● **What is needed**:
From the listing below, pull out all lines with "Python" in them.

● **Supplied material**:
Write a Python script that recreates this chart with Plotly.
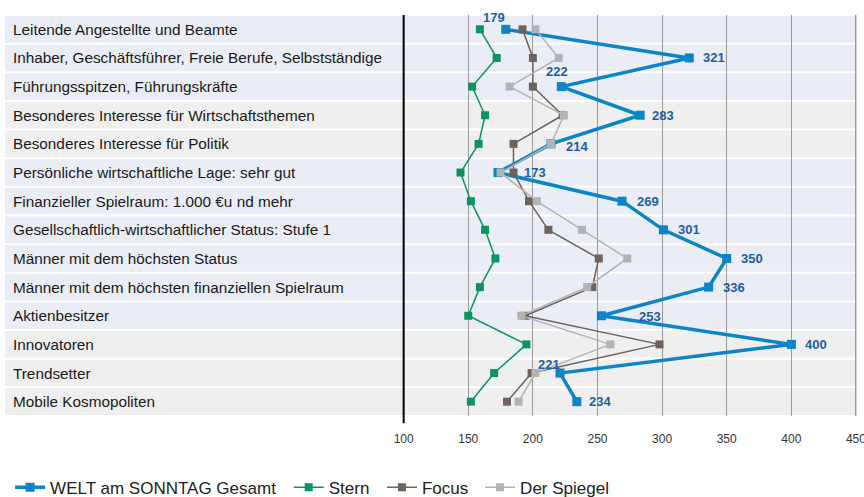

==

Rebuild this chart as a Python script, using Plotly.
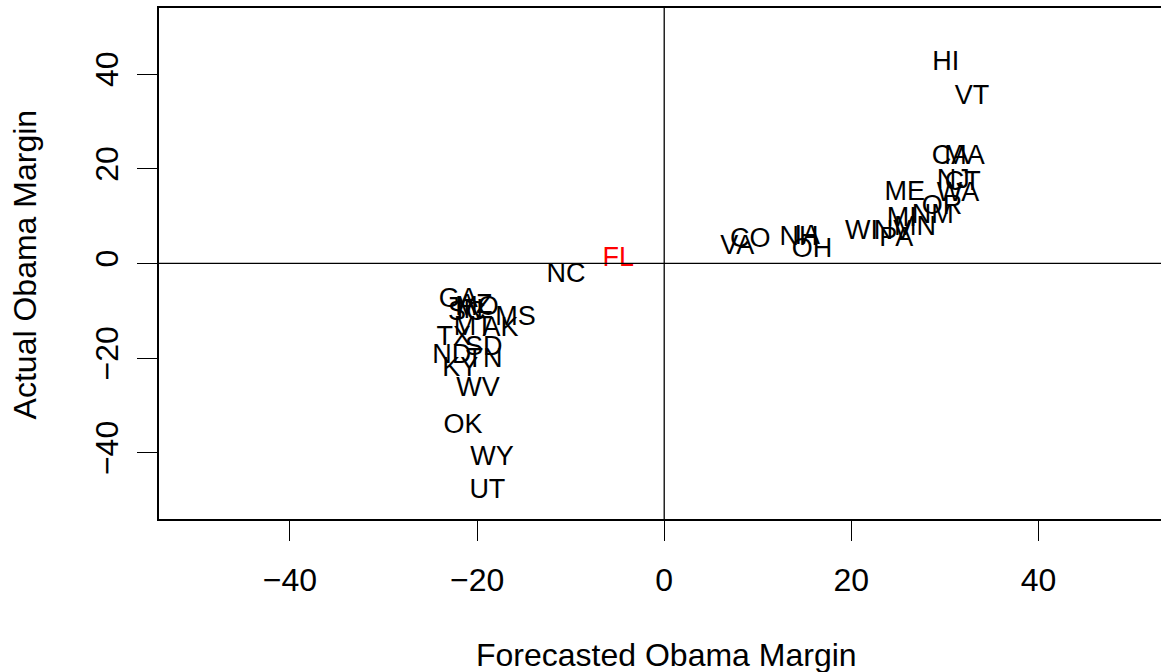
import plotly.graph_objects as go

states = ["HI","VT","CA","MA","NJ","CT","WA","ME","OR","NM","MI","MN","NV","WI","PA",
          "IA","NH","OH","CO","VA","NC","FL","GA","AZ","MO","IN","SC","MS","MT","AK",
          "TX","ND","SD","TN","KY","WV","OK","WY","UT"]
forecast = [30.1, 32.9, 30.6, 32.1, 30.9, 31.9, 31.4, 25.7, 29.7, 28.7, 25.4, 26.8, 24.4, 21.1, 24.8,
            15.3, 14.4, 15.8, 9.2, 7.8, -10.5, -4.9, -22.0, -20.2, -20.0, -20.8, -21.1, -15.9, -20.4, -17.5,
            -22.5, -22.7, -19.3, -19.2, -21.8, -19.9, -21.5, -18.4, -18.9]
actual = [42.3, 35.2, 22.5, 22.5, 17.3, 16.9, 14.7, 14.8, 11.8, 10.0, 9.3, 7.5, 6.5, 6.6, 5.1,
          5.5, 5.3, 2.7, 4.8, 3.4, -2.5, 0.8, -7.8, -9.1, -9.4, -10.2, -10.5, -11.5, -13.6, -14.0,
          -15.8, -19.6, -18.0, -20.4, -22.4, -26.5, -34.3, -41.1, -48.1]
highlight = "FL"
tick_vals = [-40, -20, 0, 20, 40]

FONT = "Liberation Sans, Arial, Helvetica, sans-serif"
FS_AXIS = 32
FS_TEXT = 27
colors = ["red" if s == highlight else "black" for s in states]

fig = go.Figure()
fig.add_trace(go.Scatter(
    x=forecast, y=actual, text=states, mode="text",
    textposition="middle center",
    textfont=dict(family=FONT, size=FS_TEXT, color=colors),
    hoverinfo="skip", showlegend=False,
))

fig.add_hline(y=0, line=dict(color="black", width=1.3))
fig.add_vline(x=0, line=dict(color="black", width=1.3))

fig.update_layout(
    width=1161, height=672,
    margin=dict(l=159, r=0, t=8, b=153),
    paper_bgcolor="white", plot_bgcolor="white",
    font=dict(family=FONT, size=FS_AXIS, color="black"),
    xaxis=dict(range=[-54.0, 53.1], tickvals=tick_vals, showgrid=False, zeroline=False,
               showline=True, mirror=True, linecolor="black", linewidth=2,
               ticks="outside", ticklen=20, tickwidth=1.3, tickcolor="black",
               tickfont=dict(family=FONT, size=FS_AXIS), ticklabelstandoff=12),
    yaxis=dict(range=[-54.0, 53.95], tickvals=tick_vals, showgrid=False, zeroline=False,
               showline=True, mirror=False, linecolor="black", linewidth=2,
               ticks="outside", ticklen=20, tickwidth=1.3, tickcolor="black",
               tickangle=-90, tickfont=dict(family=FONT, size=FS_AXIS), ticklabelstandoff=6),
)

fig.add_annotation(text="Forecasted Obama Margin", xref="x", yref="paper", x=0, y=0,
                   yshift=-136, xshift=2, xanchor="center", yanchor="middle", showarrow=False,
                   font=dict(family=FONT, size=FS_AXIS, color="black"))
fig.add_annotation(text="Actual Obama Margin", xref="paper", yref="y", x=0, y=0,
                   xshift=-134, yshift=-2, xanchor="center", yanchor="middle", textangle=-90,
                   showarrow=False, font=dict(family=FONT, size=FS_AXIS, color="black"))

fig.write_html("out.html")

● **Reply**:
Write a Python script that recreates this chart with Plotly.
Rebuild this chart as a Python script, using Plotly.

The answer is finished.